Costa Group has announced its acceptance of a A$1.5 billion acquisition offer from a consortium led by private equity firm Paine Schwartz Partners (PSP). This decision, revealed on September 22nd, involves entering into a Scheme Implementation Agreement.
The consortium led by PSP comprises entities under the control of PSP, Driscoll’s, and the British Columbia Investment Management Corporation. These entities affiliated with PSP and Driscoll’s collectively hold about 19.62 percent of Costa’s currently outstanding shares.
As per the agreement, the consortium will acquire the remaining Costa shares at A$3.20 per share, resulting in an approximate valuation of A$1.496 billion for Costa’s equity. This aligns with an updated offer Costa received earlier in the same month, which was a reduction from PSP’s original offer presented in July.
Costa’s board of directors, in their announcement, unanimously deemed the scheme to be in the best interests of Costa shareholders. They recommend that Costa shareholders vote in favor of the scheme unless a superior proposal emerges or an independent expert determines, and continues to affirm, that the scheme is not in the best interests of Costa shareholders.

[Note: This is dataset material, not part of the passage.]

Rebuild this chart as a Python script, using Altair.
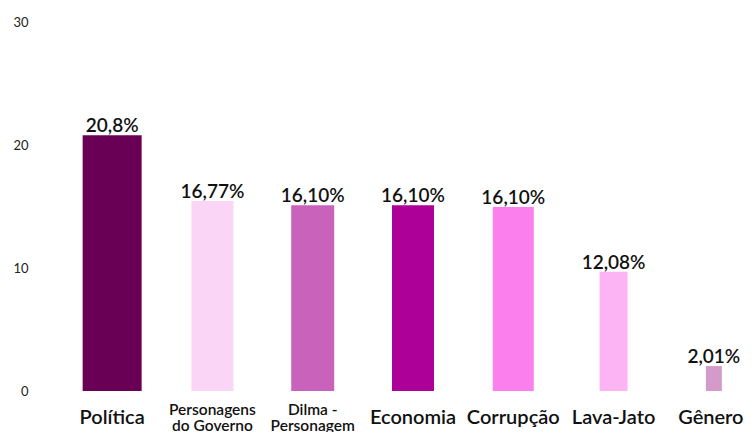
import altair as alt
import pandas as pd

categories = ["Política", "Personagens do Governo", "Dilma - Personagem",
              "Economia", "Corrupção", "Lava-Jato", "Gênero"]
bar_values = [20.8, 15.45, 15.1, 15.1, 14.95, 9.7, 2.03]
bar_labels = ["20,8%", "16,77%", "16,10%", "16,10%", "16,10%", "12,08%", "2,01%"]
colors = ["#6a0056", "#fad5f6", "#c862bb", "#ad0099", "#fb80ee", "#fdb4f4", "#d49aca"]
bar_widths = [59, 42, 43, 42, 41, 28, 16]
y_ticks = [0, 10, 20, 30]

df = pd.DataFrame({"cat": categories, "val": bar_values, "lab": bar_labels})

multi = "datum.value == 'Personagens do Governo' || datum.value == 'Dilma - Personagem'"
label_expr = ("datum.value == 'Personagens do Governo' ? ['Personagens', 'do Governo'] : "
              "datum.value == 'Dilma - Personagem' ? ['Dilma -', 'Personagem'] : datum.value")

x = alt.X("cat:N", sort=categories, title=None,
          scale=alt.Scale(range=[22, 724], paddingInner=0, paddingOuter=0),
          axis=alt.Axis(labelAngle=0, ticks=False, tickSize=0, domain=False,
                        labelExpr=label_expr, labelBaseline="middle",
                        labelPadding={"condition": {"test": multi, "value": 18}, "value": 26},
                        labelOffset={"condition": {"test": "datum.value == 'Gênero'", "value": -3}, "value": 0},
                        labelFont="Lato", labelColor="#111111",
                        labelFontWeight=600, labelLineHeight=16,
                        labelFontSize={"condition": {"test": multi, "value": 15.5}, "value": 20},
                        labelOverlap=False, labelLimit=200))

y = alt.Y("val:Q", title=None,
          scale=alt.Scale(domain=[0, 30], nice=False),
          axis=alt.Axis(values=y_ticks, grid=False, ticks=False, tickSize=0, domain=False,
                        labelFont="Lato", labelFontSize=13, labelColor="#222222",
                        labelPadding=12))

color = alt.Color("cat:N", scale=alt.Scale(domain=categories, range=colors), legend=None)

base = alt.Chart(df)
layers = []
for cat, w in zip(categories, bar_widths):
    layers.append(
        base.mark_bar(size=w)
        .encode(x=x, y=y, color=color)
        .transform_filter(alt.datum.cat == cat)
    )

texts = base.mark_text(font="Lato", fontSize=19, fontWeight=600, color="#111111",
                       baseline="alphabetic", dy=-3).encode(
    x=alt.X("cat:N", sort=categories), y="val:Q", text="lab:N")

chart = alt.layer(*layers, texts).properties(
    width=704, height=369,
    autosize=alt.AutoSizeParams(type="none"),
    padding={"left": 32, "top": 14, "right": 0, "bottom": 41},
).configure_view(stroke=None)

chart.save("out.html", embed_options={"renderer": "svg", "actions": False})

Each Costa director intends to vote all of their Costa shares in favor of the scheme, with the same qualifications mentioned above, according to the board. Neil Chatfield, the Chairman of Costa, stated, “The board is committed at all times to acting in the best interests of shareholders… the scheme provides certainty for shareholders in an uncertain operating environment by delivering cash proceeds to shareholders at an attractive premium.”
Costa anticipates that the acquisition will be completed in the first quarter of 2024, contingent upon obtaining shareholder approval by the necessary majorities and fulfilling the other conditions outlined in the scheme.